Though Hitchcock had moved his way back into Daphne’s good graces with his adaption, he was eventually shoved out again after The Birds was released in 1963. What she witnessed on screen was monumentally different than the short story her editor labeled a masterpiece. To be fair to Hitchcock, the credits clearly read “Inspired by” not “Based on.” The original story, which is far more disturbing than the film, was published as part of a collection titled The Apple Tree. It tells the story of a farmhand and his family who are attacked by a flock of birds. Like the film, the attacks are everywhere, and soon the BBC is calling the event a national emergency. There’s audible plane crashes all around the family, eventually the radio goes silent, and, well, I shouldn’t give too many spoilers away. But I will say that while Hitchcock’s film ends on a note of what appears to be hope; Daphne’s story does not.

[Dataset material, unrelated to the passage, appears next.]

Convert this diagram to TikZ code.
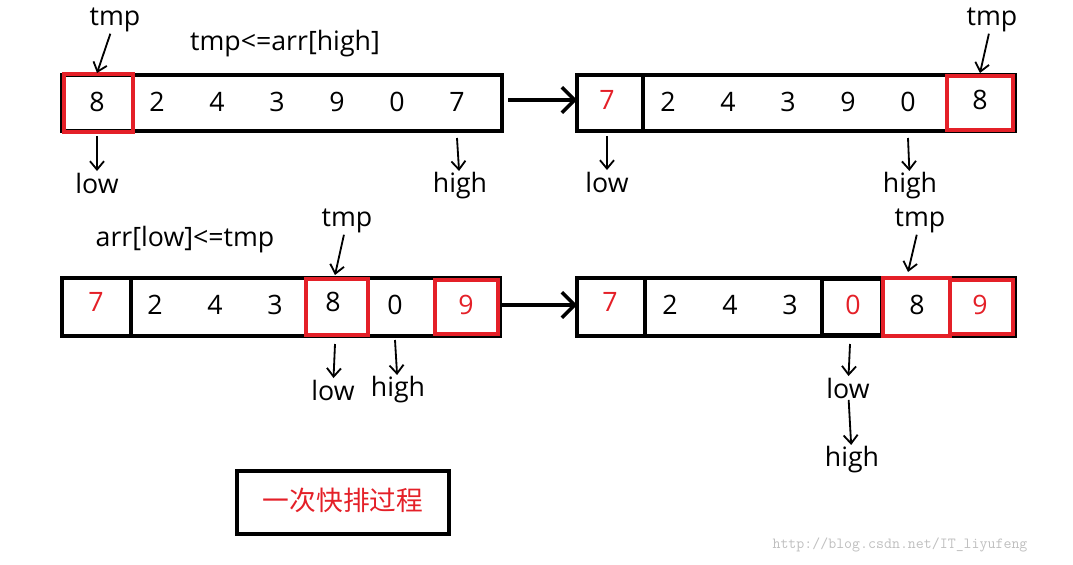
\documentclass[tikz,border=0pt]{standalone}
\usepackage{fontspec}
\setmainfont{Open Sans}
\newfontfamily\cjk{Noto Sans CJK SC}
\usetikzlibrary{positioning,arrows.meta}
\definecolor{boxred}{RGB}{228,32,40}

\begin{document}
\begin{tikzpicture}[x=0.025cm, y=-0.025cm,
  arrbox/.style={draw, line width=3pt},
  redbox/.style={draw=boxred, line width=3pt},
  cell/.style={font=\fontsize{19}{22}\selectfont, inner sep=0pt},
  lbl/.style={font=\fontsize{19}{22}\selectfont, inner sep=1pt},
  pointer/.style={-{Straight Barb[length=6pt,width=10pt]}, line width=1.3pt},
  flow/.style={-{Straight Barb[length=9pt,width=18pt]}, line width=2.5pt}
]
\useasboundingbox (0,0) rectangle (1073,565);

% Top left: before
\draw[arrbox] (62,75) rectangle (502,131);
\draw[redbox] (64,74) rectangle (133,132);
\node[cell] (a1) at (97,102) {8};
\foreach \v/\x [count=\i from 2] in {2/157,4/217,3/277,9/337,0/397,7/457}
  \node[cell] (a\i) at (\x,102) {\v};
\node[lbl] (tmpA) at (115,20) {tmp};
\node[lbl] at (285,44) {tmp<=arr[high]};
\node[lbl] (lowA) at (97,183) {low};
\node[lbl] (highA) at (460,186) {high};
\coordinate (lowAtop) at (97,136);
\coordinate (highAtop) at (457,138);
\coordinate (tmpAend) at (97,73);
\draw[pointer] (tmpA) -- (tmpAend);
\draw[pointer] (lowAtop) -- (lowA);
\draw[pointer] (highAtop) -- (highA);

% Top right: after
\draw[arrbox] (577,75) rectangle (1015,131);
\draw[arrbox] (577,75) rectangle (643,131);
\draw[redbox] (947,76) rectangle (1013,130);
\node[cell, text=boxred] (b1) at (607,100) {7};
\foreach \v/\x [count=\i from 2] in {2/668,4/728,3/788,9/848,0/908}
  \node[cell] (b\i) at (\x,102) {\v};
\node[cell] (b7) at (980,100) {8};
\node[lbl] (tmpB) at (992,20) {tmp};
\node[lbl] (lowB) at (607,182) {low};
\node[lbl] (highB) at (910,186) {high};
\coordinate (lowBtop) at (607,136);
\coordinate (highBtop) at (908,138);
\coordinate (tmpBend) at (980,73);
\draw[pointer] (tmpB) -- (tmpBend);
\draw[pointer] (lowBtop) -- (lowB);
\draw[pointer] (highBtop) -- (highB);

\coordinate (flowAs) at (508,100);
\coordinate (flowAe) at (577,100);
\draw[flow] (flowAs) -- (flowAe);

% Bottom left
\draw[arrbox] (62,278) rectangle (500,336);
\draw[arrbox] (62,278) rectangle (131,336);
\draw[redbox] (306,279) rectangle (368,335);
\draw[redbox] (435,280) rectangle (498,334);
\node[cell, text=boxred] (c1) at (96,302) {7};
\foreach \v/\x [count=\i from 2] in {2/155,4/215,3/275}
  \node[cell] (c\i) at (\x,305) {\v};
\node[cell] (c5) at (333,302) {8};
\node[cell] (c6) at (395,305) {0};
\node[cell, text=boxred] (c7) at (466,305) {9};
\node[lbl] (tmpC) at (347,221) {tmp};
\node[lbl] at (185,240) {arr[low]<=tmp};
\node[lbl] (lowC) at (333,390) {low};
\node[lbl] (highC) at (398,390) {high};
\coordinate (lowCtop) at (335,344);
\coordinate (highCtop) at (395,340);
\coordinate (tmpCend) at (335,275);
\draw[pointer] (tmpC) -- (tmpCend);
\draw[pointer] (lowCtop) -- (lowC);
\draw[pointer] (highCtop) -- (highC);

% Bottom right
\draw[arrbox] (577,278) rectangle (1015,336);
\draw[arrbox] (577,278) rectangle (645,336);
\draw[arrbox] (822,279) rectangle (882,335);
\draw[redbox] (883,278) rectangle (950,336);
\draw[redbox] (950,280) rectangle (1013,334);
\node[cell, text=boxred] (d1) at (610,302) {7};
\foreach \v/\x [count=\i from 2] in {2/670,4/730,3/790}
  \node[cell] (d\i) at (\x,305) {\v};
\node[cell, text=boxred] (d5) at (853,305) {0};
\node[cell] (d6) at (917,305) {8};
\node[cell, text=boxred] (d7) at (980,305) {9};
\node[lbl] (tmpD) at (920,221) {tmp};
\node[lbl] (lowD) at (848,388) {low};
\node[lbl] (highD) at (852,460) {high};
\coordinate (lowDtop) at (850,344);
\coordinate (tmpDend) at (908,272);
\draw[pointer] (tmpD) -- (tmpDend);
\draw[pointer] (lowDtop) -- (lowD);
\draw[pointer] (lowD) -- (highD);

\coordinate (flowBs) at (500,305);
\coordinate (flowBe) at (577,305);
\draw[flow] (flowBs) -- (flowBe);

% Caption
\draw[arrbox] (237,471) rectangle (449,534);
\node[lbl, text=boxred, font=\cjk\fontsize{19}{22}\selectfont] (title) at (343,500) {一次快排过程};
\node[text=black!25, font=\ttfamily\fontsize{11}{13}\selectfont] (mark) at (900,545) {http://blog.csdn.net/IT\_liyufeng};
\end{tikzpicture}
\end{document}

The woman’s brilliant. Her outward commentary on lesbians is a bit uncomfortable, especially given the fact that she often wrote about her female infatuations, but I’m going to go ahead and assume that her attitude has more to do with the confinements of the early 20th century. Hitchcock wasn’t the only person lucky enough to adapt Daphne’s work. We’ve got The Scapegoat (1959) directed by Robert Hammer, My Cousin Rachel (1952) starring one of the babeliest babes of all time, Olivia de Havilliand, Don’t Look Now (1973) directed by Nicolas Roeg, Frenchman’s Creek (1944) starring yet another total babe, Joan Fontaine (de Havilland’s rival and sister), etc. etc. You get my point. Rebecca, since its release in 1938, has never gone out of print, and Daphne’s work continues to inspire today. Come summer 2017, we’ll be seeing a remake of My Cousin Rachel starring Rachel Weisz and Sam Claflin. I recommend seeing Daphne (2007) before buying your ticket.